ANALYSE - Oubliez les prophètes de malheur. Même si l'entente sur le nucléaire iranien crée de la volatilité sur le marché mondial du pétrole, un choc qui ferait chuter les prix et les empêcherait durablement de remonter «paraît improbable», affirme la Financière Banque Nationale.
«Il est plus probable, en fait, que la détérioration continue de la situation géopolitique au Moyen-Orient et en Afrique du Nord fasse monter le prix du baril», font remarquer Pierre Fournier et Angelo Katsoras, respectivement analyste géopolitique et premier associé à la FBN, dans une récente analyse sur l'Iran.
Par conséquent, le scénario brandi par certains analystes voulant que le prix tombe à 15 ou 20 $US le baril - le West Texas Intermediate avoisine actuellement les 51-52$ - en raison de l'augmentation des exportations iraniennes est exagéré.
Certes, l'Iran a d'importantes réserves de pétrole. Selon la Financière Banque Nationale, le pays abrite 9 % des réserves prouvées dans le monde.
À son apogée, en 1974, un an après le premier choc pétrolier, la production iranienne a même atteint 6 millions de barils par jour.

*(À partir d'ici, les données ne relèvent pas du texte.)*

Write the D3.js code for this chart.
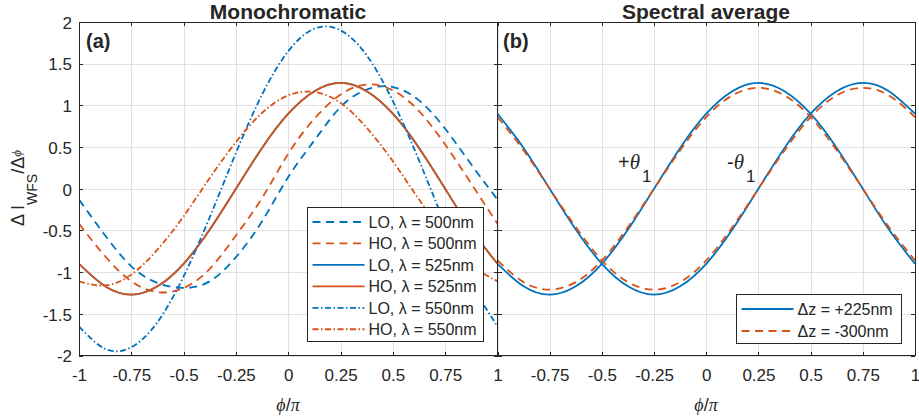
<!DOCTYPE html>
<html><head><meta charset="utf-8">
<script src="https://cdnjs.cloudflare.com/ajax/libs/d3/7.8.5/d3.min.js"></script>
<style>
body{margin:0;background:#fff}
svg{display:block}
text{font-family:"Liberation Sans",Arial,sans-serif;fill:#262626}
</style>
</head><body>
<svg id="c" width="919" height="419"></svg>
<script>
// ---- data ----
const phi = [-1,-0.875,-0.75,-0.625,-0.5,-0.375,-0.25,-0.125,0,0.125,0.25,0.375,0.5,0.625,0.75,0.875,1];

// panel (a): monochromatic
const lo500 = [-0.13,-0.56,-0.93,-1.13,-1.19,-1.11,-0.82,-0.39,0.14,0.58,0.98,1.19,1.22,1.06,0.72,0.29,-0.13];
const ho500 = [-0.42,-0.81,-1.11,-1.24,-1.19,-0.96,-0.56,-0.11,0.42,0.84,1.13,1.25,1.18,0.93,0.53,0.06,-0.42];
const lo525 = [-0.90,-1.17,-1.27,-1.17,-0.90,-0.49,0,0.49,0.90,1.17,1.27,1.17,0.90,0.49,0,-0.49,-0.90];
const ho525 = [-0.90,-1.17,-1.27,-1.17,-0.90,-0.49,0,0.49,0.90,1.17,1.27,1.17,0.90,0.49,0,-0.49,-0.90];
const lo550 = [-1.65,-1.92,-1.90,-1.60,-1.05,-0.34,0.43,1.13,1.65,1.92,1.90,1.60,1.05,0.34,-0.43,-1.13,-1.65];
const ho550 = [-1.11,-1.16,-1.03,-0.73,-0.33,0.13,0.56,0.91,1.12,1.16,1.03,0.73,0.33,-0.13,-0.56,-0.91,-1.11];

// panel (b): spectral average
const plus225Pos  = [-0.90,-1.17,-1.27,-1.17,-0.90,-0.49,0,0.49,0.90,1.17,1.27,1.17,0.90,0.49,0,-0.49,-0.90];
const plus225Neg  = [0.90,0.49,0,-0.49,-0.90,-1.17,-1.27,-1.17,-0.90,-0.49,0,0.49,0.90,1.17,1.27,1.17,0.90];
const minus300Pos = [-0.86,-1.12,-1.21,-1.12,-0.86,-0.46,0,0.46,0.86,1.12,1.21,1.12,0.86,0.46,0,-0.46,-0.86];
const minus300Neg = [0.86,0.46,0,-0.46,-0.86,-1.12,-1.21,-1.12,-0.86,-0.46,0,0.46,0.86,1.12,1.21,1.12,0.86];

const xTicks = [-1,-0.75,-0.5,-0.25,0,0.25,0.5,0.75,1];
const xTickLabelsA = ["-1","-0.75","-0.5","-0.25","0","0.25","0.5","0.75","1"];
const xTickLabelsB = ["","-0.75","-0.5","-0.25","0","0.25","0.5","0.75","1"];
const yTicks = [-2,-1.5,-1,-0.5,0,0.5,1,1.5,2];
const yTickLabels = ["-2","-1.5","-1","-0.5","0","0.5","1","1.5","2"];

const monoLabels = ["LO, λ = 500nm","HO, λ = 500nm","LO, λ = 525nm","HO, λ = 525nm","LO, λ = 550nm","HO, λ = 550nm"];
const specLabels = ["Δz = +225nm","Δz = -300nm"];

// ---- styling ----
const BLUE = "#0072BD", ORANGE = "#D95319";
const DASH = "8,5.5", DASHDOT = "6,2.5,1.5,2.5";
const monoSeries = [
  {values: lo500, color: BLUE,   dash: DASH},
  {values: ho500, color: ORANGE, dash: DASH},
  {values: lo525, color: BLUE,   dash: null},
  {values: ho525, color: ORANGE, dash: null},
  {values: lo550, color: BLUE,   dash: DASHDOT},
  {values: ho550, color: ORANGE, dash: DASHDOT}
];
const specSeries = [
  {values: plus225Pos,  color: BLUE,   dash: null, leg: 0},
  {values: plus225Neg,  color: BLUE,   dash: null, leg: -1},
  {values: minus300Pos, color: ORANGE, dash: DASH, leg: 1},
  {values: minus300Neg, color: ORANGE, dash: DASH, leg: -1}
];

const svg = d3.select("#c");
const Y0 = 355.5, Y1 = 22;
const y = d3.scaleLinear().domain([-2,2]).range([Y0, Y1]);

function panel(x0, x1, showY, xLabels) {
  const x = d3.scaleLinear().domain([-1,1]).range([x0, x1]);
  const g = svg.append("g");
  // grid
  g.append("g").attr("transform",`translate(0,${Y0})`)
    .call(d3.axisBottom(x).tickValues(xTicks).tickSize(-(Y0-Y1)).tickFormat(""))
    .call(s=>{s.select(".domain").remove(); s.selectAll("line").attr("stroke","#e2e2e2").attr("shape-rendering","crispEdges");});
  g.append("g").attr("transform",`translate(${x0},0)`)
    .call(d3.axisLeft(y).tickValues(yTicks).tickSize(-(x1-x0)).tickFormat(""))
    .call(s=>{s.select(".domain").remove(); s.selectAll("line").attr("stroke","#e2e2e2").attr("shape-rendering","crispEdges");});
  // axes with inward ticks
  const styleAx = s=>{s.select(".domain").remove(); s.selectAll("line").attr("stroke","#262626").attr("shape-rendering","crispEdges");
    s.selectAll("text").attr("font-size",17).attr("fill","#262626").attr("font-family",null);};
  g.append("g").attr("transform",`translate(0,${Y0})`)
    .call(d3.axisBottom(x).tickValues(xTicks).tickSizeInner(-4).tickSizeOuter(0).tickPadding(13.5).tickFormat((d,i)=>xLabels[i]))
    .call(styleAx);
  g.append("g").attr("transform",`translate(0,${Y1})`)
    .call(d3.axisTop(x).tickValues(xTicks).tickSizeInner(-4).tickSizeOuter(0).tickFormat(""))
    .call(styleAx);
  g.append("g").attr("transform",`translate(${x0},0)`)
    .call(d3.axisLeft(y).tickValues(yTicks).tickSizeInner(-4).tickSizeOuter(0).tickPadding(7).tickFormat(showY ? (d,i)=>yTickLabels[i] : ""))
    .call(styleAx).call(s=>s.selectAll("text").attr("dy","0.37em"));
  g.append("g").attr("transform",`translate(${x1},0)`)
    .call(d3.axisRight(y).tickValues(yTicks).tickSizeInner(-4).tickSizeOuter(0).tickFormat(""))
    .call(styleAx);
  return {g, x};
}

function drawLines(p, series) {
  const line = d3.line().x((d,i)=>p.x(phi[i])).y(d=>y(d)).curve(d3.curveNatural);
  const clipId = "clip" + Math.round(p.x.range()[0]);
  p.g.append("clipPath").attr("id", clipId).append("rect")
    .attr("x", p.x.range()[0]).attr("y", Y1).attr("width", p.x.range()[1]-p.x.range()[0]).attr("height", Y0-Y1);
  const lg = p.g.append("g").attr("clip-path", `url(#${clipId})`);
  series.forEach(s=>{
    lg.append("path").datum(s.values).attr("d", line).attr("fill","none")
      .attr("stroke", s.color).attr("stroke-width", 1.8)
      .attr("stroke-dasharray", s.dash).attr("stroke-linejoin","round");
  });
}

function box(p) {
  const [a,b] = p.x.range();
  p.g.append("rect").attr("x",a).attr("y",Y1).attr("width",b-a).attr("height",Y0-Y1)
    .attr("fill","none").attr("stroke","#262626").attr("stroke-width",1).attr("shape-rendering","crispEdges");
}

function legend(g, x, yTop, w, rowH, items, labels) {
  const h = rowH*labels.length + 5;
  g.append("rect").attr("x",x).attr("y",yTop).attr("width",w).attr("height",h)
    .attr("fill","#fff").attr("stroke","#262626").attr("stroke-width",1).attr("shape-rendering","crispEdges");
  labels.forEach((t,i)=>{
    const cy = yTop + 14.5 + i*rowH;
    g.append("line").attr("x1",x+5).attr("x2",x+57).attr("y1",cy).attr("y2",cy)
      .attr("stroke",items[i].color).attr("stroke-width",1.8).attr("stroke-dasharray",items[i].dash);
    g.append("text").attr("x",x+61).attr("y",cy+5.8).attr("font-size",16).text(t);
  });
}

// ---- panel (a) ----
const pa = panel(79, 497.5, true, xTickLabelsA);
drawLines(pa, monoSeries);
box(pa);
legend(pa.g, 307.5, 207.5, 175.5, 21.45, monoSeries, monoLabels);
pa.g.append("text").attr("x",86).attr("y",48).attr("font-size",20).attr("font-weight","bold").text("(a)");
svg.append("text").attr("x",288).attr("y",19).attr("text-anchor","middle").attr("font-size",21).attr("font-weight","bold").text("Monochromatic");

// ---- panel (b) ----
const pb = panel(497.5, 915, false, xTickLabelsB);
drawLines(pb, specSeries);
box(pb);
legend(pb.g, 736.5, 294.5, 164.5, 22, specSeries.filter(s=>s.leg>=0), specLabels);
pb.g.append("text").attr("x",503).attr("y",48).attr("font-size",20).attr("font-weight","bold").text("(b)");
svg.append("text").attr("x",706).attr("y",19).attr("text-anchor","middle").attr("font-size",21).attr("font-weight","bold").text("Spectral average");

// theta annotations
function theta(x, sign) {
  const t = svg.append("text").attr("x",x).attr("y",169).attr("font-size",20).attr("fill","#000");
  t.append("tspan").text(sign);
  t.append("tspan").attr("font-family","'Liberation Serif',serif").attr("font-style","italic").attr("font-size",21).text("θ");
  t.append("tspan").attr("dy",13).attr("dx",2).attr("font-size",17).text("1");
}
theta(618, "+");
theta(727, "-");

// axis labels
[288, 706].forEach(cx=>{
  const t = svg.append("text").attr("x",cx).attr("y",411).attr("text-anchor","middle").attr("font-size",18);
  t.append("tspan").attr("font-family","'Liberation Serif',serif").attr("font-style","italic").text("ϕ");
  t.append("tspan").text("/");
  t.append("tspan").attr("font-family","'Liberation Serif',serif").attr("font-style","italic").text("π");
});
const yl = svg.append("text").attr("transform","translate(24,188) rotate(-90)").attr("text-anchor","middle").attr("font-size",18);
yl.append("tspan").text("Δ I");
yl.append("tspan").attr("dy",13).attr("font-size",14).text("WFS");
yl.append("tspan").attr("dy",-13).text("/Δ");
yl.append("tspan").attr("dy",-3).attr("font-size",13).attr("font-family","'Liberation Serif',serif").attr("font-style","italic").text("ϕ");
</script>
</body></html>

Or, aujourd'hui, l'Iran ne produit qu'environ 2,7 millions de barils par jour, dont 1 million est exporté, selon l'Agence internationale de l'énergie et la firme de recherche Energy Aspects.
Si le groupe P5 + 1 (États-Unis, Chine, Russie, France, Royaume-Uni et Allemagne) et l'Iran concluent un accord final pour empêcher Téhéran de se doter de la bombe atomique, les sanctions économiques seront graduellement levées, permettant à l'Iran d'exporter plus de pétrole.
Le gouvernement iranien estime qu'un million de barils supplémentaires pourraient être exportés à terme, portant les exportations totales du pays à 2 millions.
C'est ce qui inquiètent plusieurs analystes, mais à tort, prétend la FBN.
«À notre avis, ces scénarios sous-estiment gravement les difficultés qui attendent les producteurs de pétrole iraniens», affirment Pierre Fournier et Angelo Katsoras.
Voici pourquoi.
Les obstacles à un retour en force de l'Iran
1. L'Iran manque de capitaux. Sans les investissements majeurs des grandes pétrolières occidentales pour moderniser les infrastructures et la technologie, la production iranienne stagnera et déclinera éventuellement.
Certains des plus grands puits de pétrole du pays affichent un taux annuel d'épuisement (ou de déclin) de 15%. De plus, des investissements d'au moins 30 milliards de dollars américains par année seront nécessaires pour stopper la perte de productivité, affirme le magazine The Economist.
«La mise en production de nouveaux gisements constituera aussi un défi», écrivent les deux analystes de la FBN.
2. Les pétrolières retourneront graduellement en Iran. Même si les sanctions économiques sont graduellement levées, les pétrolières occidentales ne se précipiteront pas en Iran.
D'une part, parce qu'elles réduisent actuellement leurs dépenses en immobilisations. D'autre part, parce que les risques géopolitiques demeureront sans doute élevés en Iran pendant un bon moment.
3. L'Iran n'est pas favorable à l'investissement étranger. À ce chapitre, les pétrolières font face à deux obstacles de taille.
Le premier, c'est que les lois iraniennes interdisent tout simplement la propriété étrangère d'actifs pétroliers et gaziers.
Le second tient au fait que les technocrates de Téhéran, dont beaucoup sont près des Gardiens de la révolution (qui contrôlent une bonne partie de l'économie iranienne), n'accueilleront pas à bras ouverts les nouveaux concurrents, selon la FBN.
Enfin, il faut s’attendre à une vive opposition de l'OPEP et de l'Arabie saoudite, qui verront sans doute d'un mauvais oeil les tentatives de l'Iran d'accroître sa production et ses exportations de pétrole dans un marché mondial déjà saturé.